Sul Movimento 5 Stelle – La società civile in rivolta contro il vecchio ceto politico si è fatta essa stessa ceto politico, scegliendo lo strumento più corretto per esprimere la propria protesta: quello del presentarsi alle elezioni e farsi eleggere al Parlamento (v. il mio secondo editoriale telegrafico di oggi [2]). Essa costituisce una nuova forza politica, di cui sappiamo ancora pochissimo, ma che va rispettata e con la quale occorre che tutte le altre, quanto meno, cerchino di fare conoscenza e capirsi. Potrebbe nascerne anche qualche cosa di buono, perché su molte cose la protesta del M5S è fondata;  ma è essenziale che esso non si comporti come una setta, che i suoi neo-parlamentari accettino un confronto aperto con le altre forze politiche. A questo serve il Parlamento.

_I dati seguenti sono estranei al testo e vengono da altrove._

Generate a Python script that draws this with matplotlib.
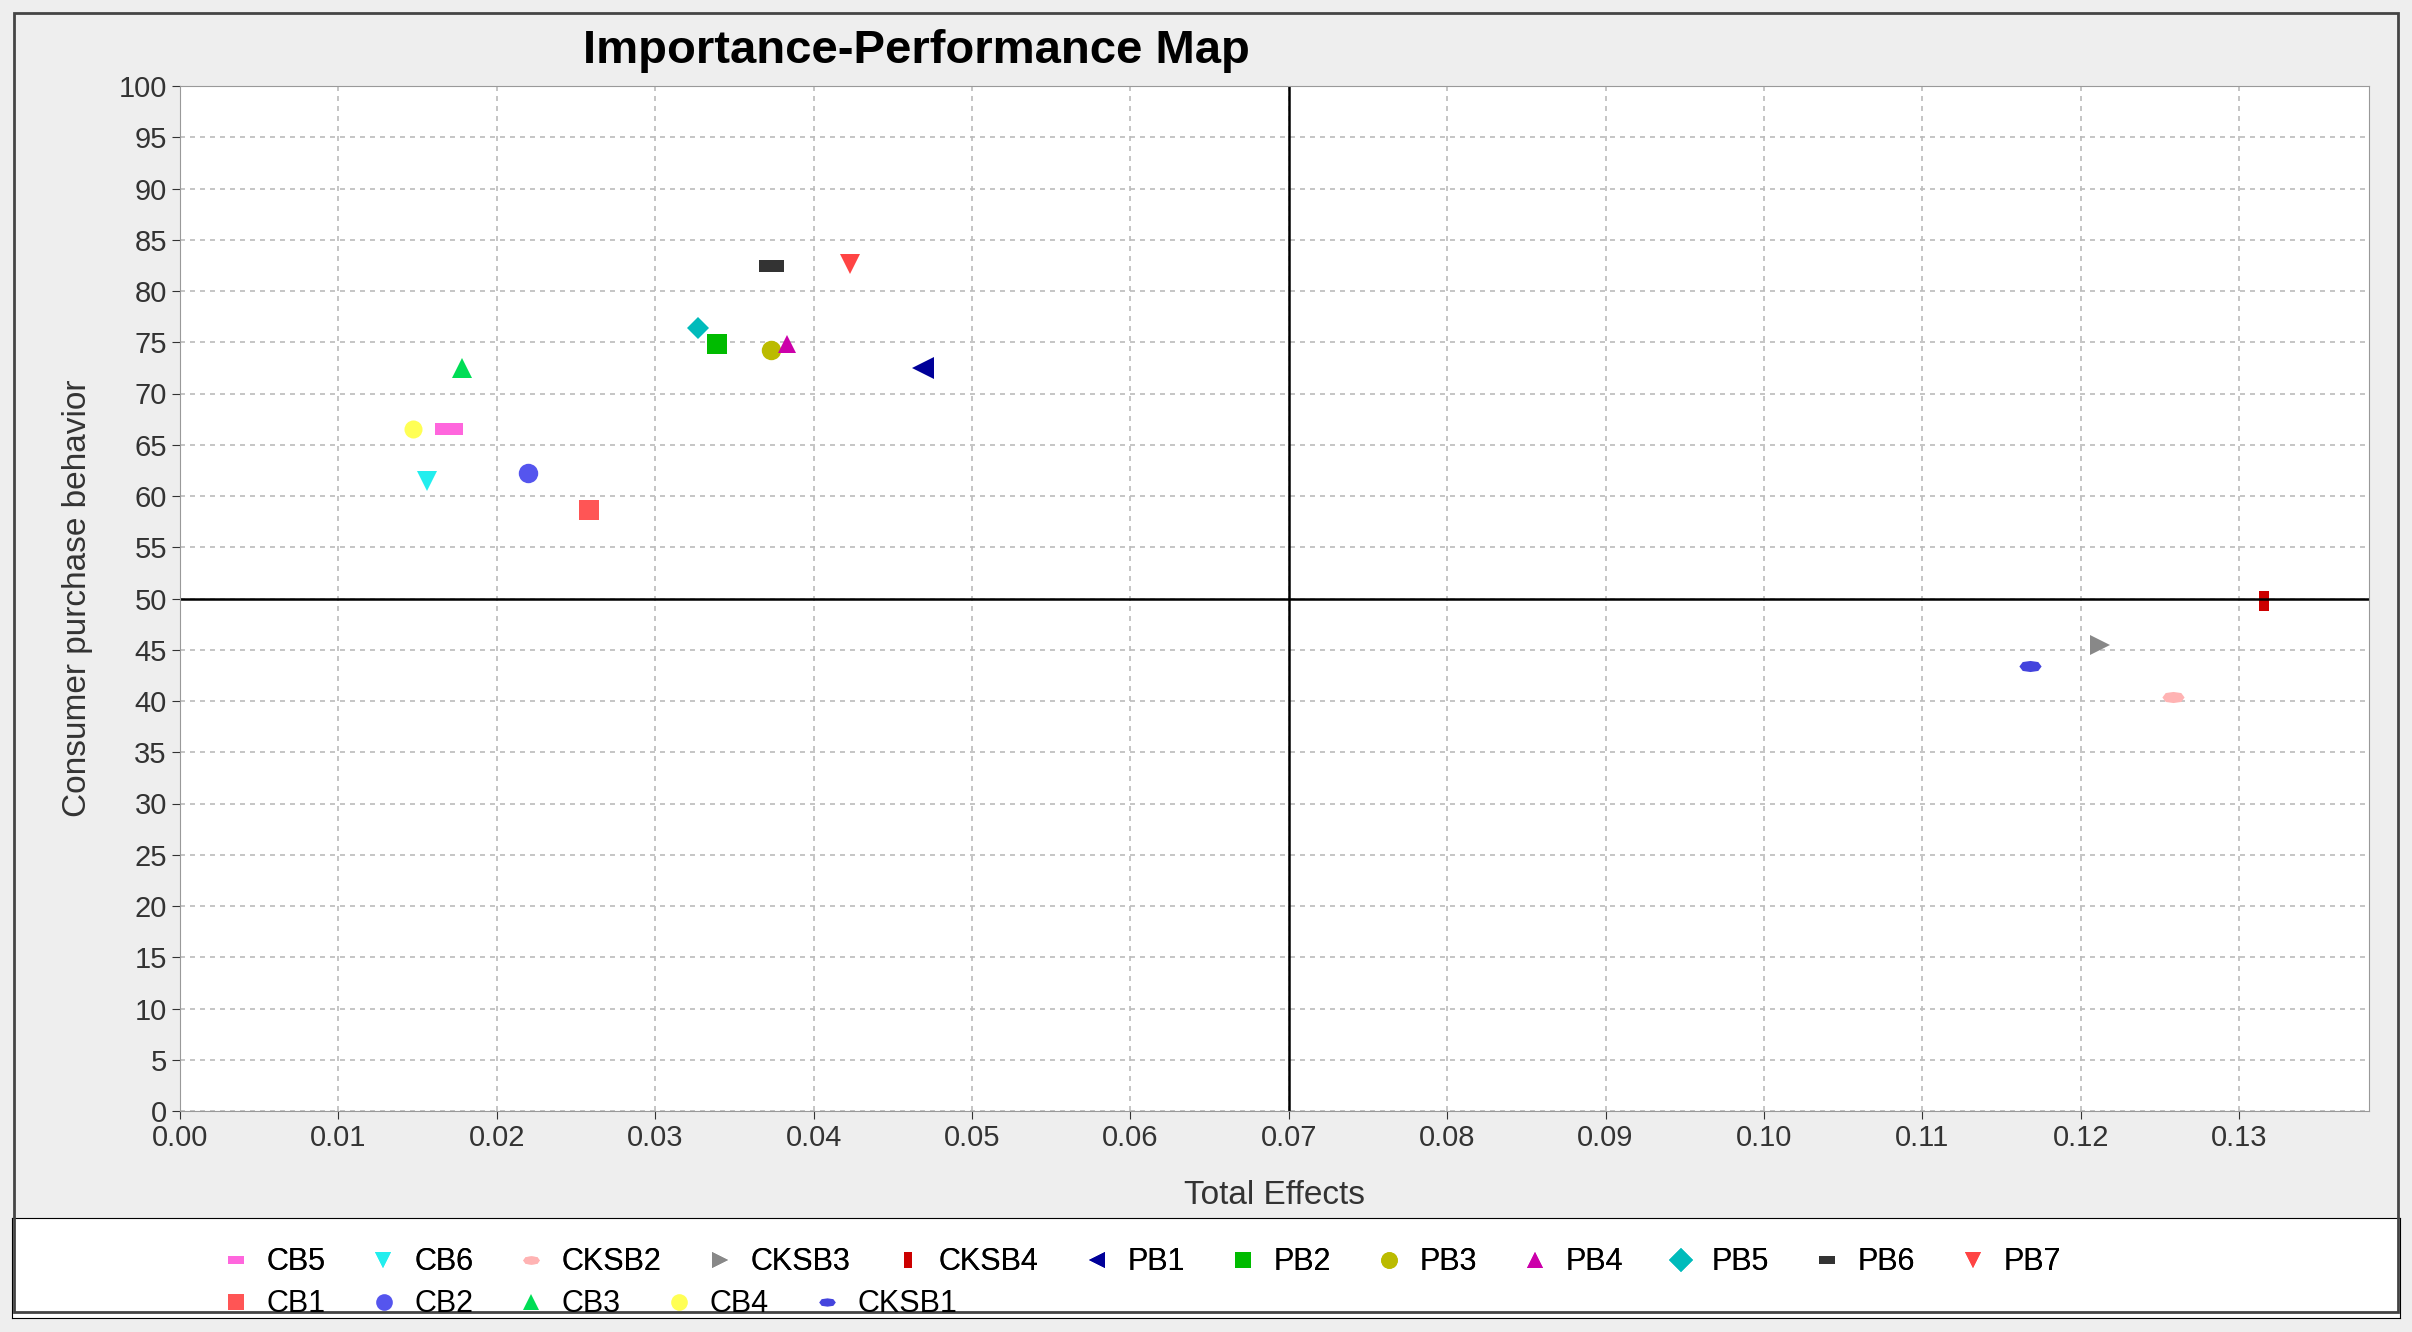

Su quel che ora occorre fare subito – Lo schiaffo che il vecchio ceto politico italiano ha ricevuto, in questa tornata elettorale, è in larga parte dovuto all’inconcludenza totale che esso ha mostrato in quest’ultima legislatura, e in particolare nel corso del 2012: l’anno durante il quale il Parlamento – secondo la ripartizione dei compiti concordata con il Governo – si era assunto l’impegno di fare la riforma elettorale e una drastica riduzione dei costi della politica, incominciando con la riduzione del numero dei parlamentari e delle province. Tutti questi impegni sono stati disattesi. Ora vanno messi tutti immediatamente in agenda, come primi atti della legislatura: da questo si vedrà se gli eletti – vecchi o nuovi che siano – hanno imparato la lezione.

Su quel che occorre fare ora e dopo – Il discredito della politica italiana nasce anche dal contrasto tra l’ampiezza delle divergenze tra i proclami dei partiti in campagna elettorale e la strettezza del sentiero che il Paese ha davanti a sé da percorrere, quale che sia il Governo che uscirà da questa confusa fase post-elettorale. Allora, siamo seri: lasciamoci alle spalle i proclami, le faziosità, gli sventolii di bandiere, e rimbocchiamoci tutti le maniche, che ci tocchi il ruolo di maggioranza o di opposizione: diamo al mondo intero l’immagine di un Paese consapevole dei rischi che sta correndo, ma anche capace di evitarli.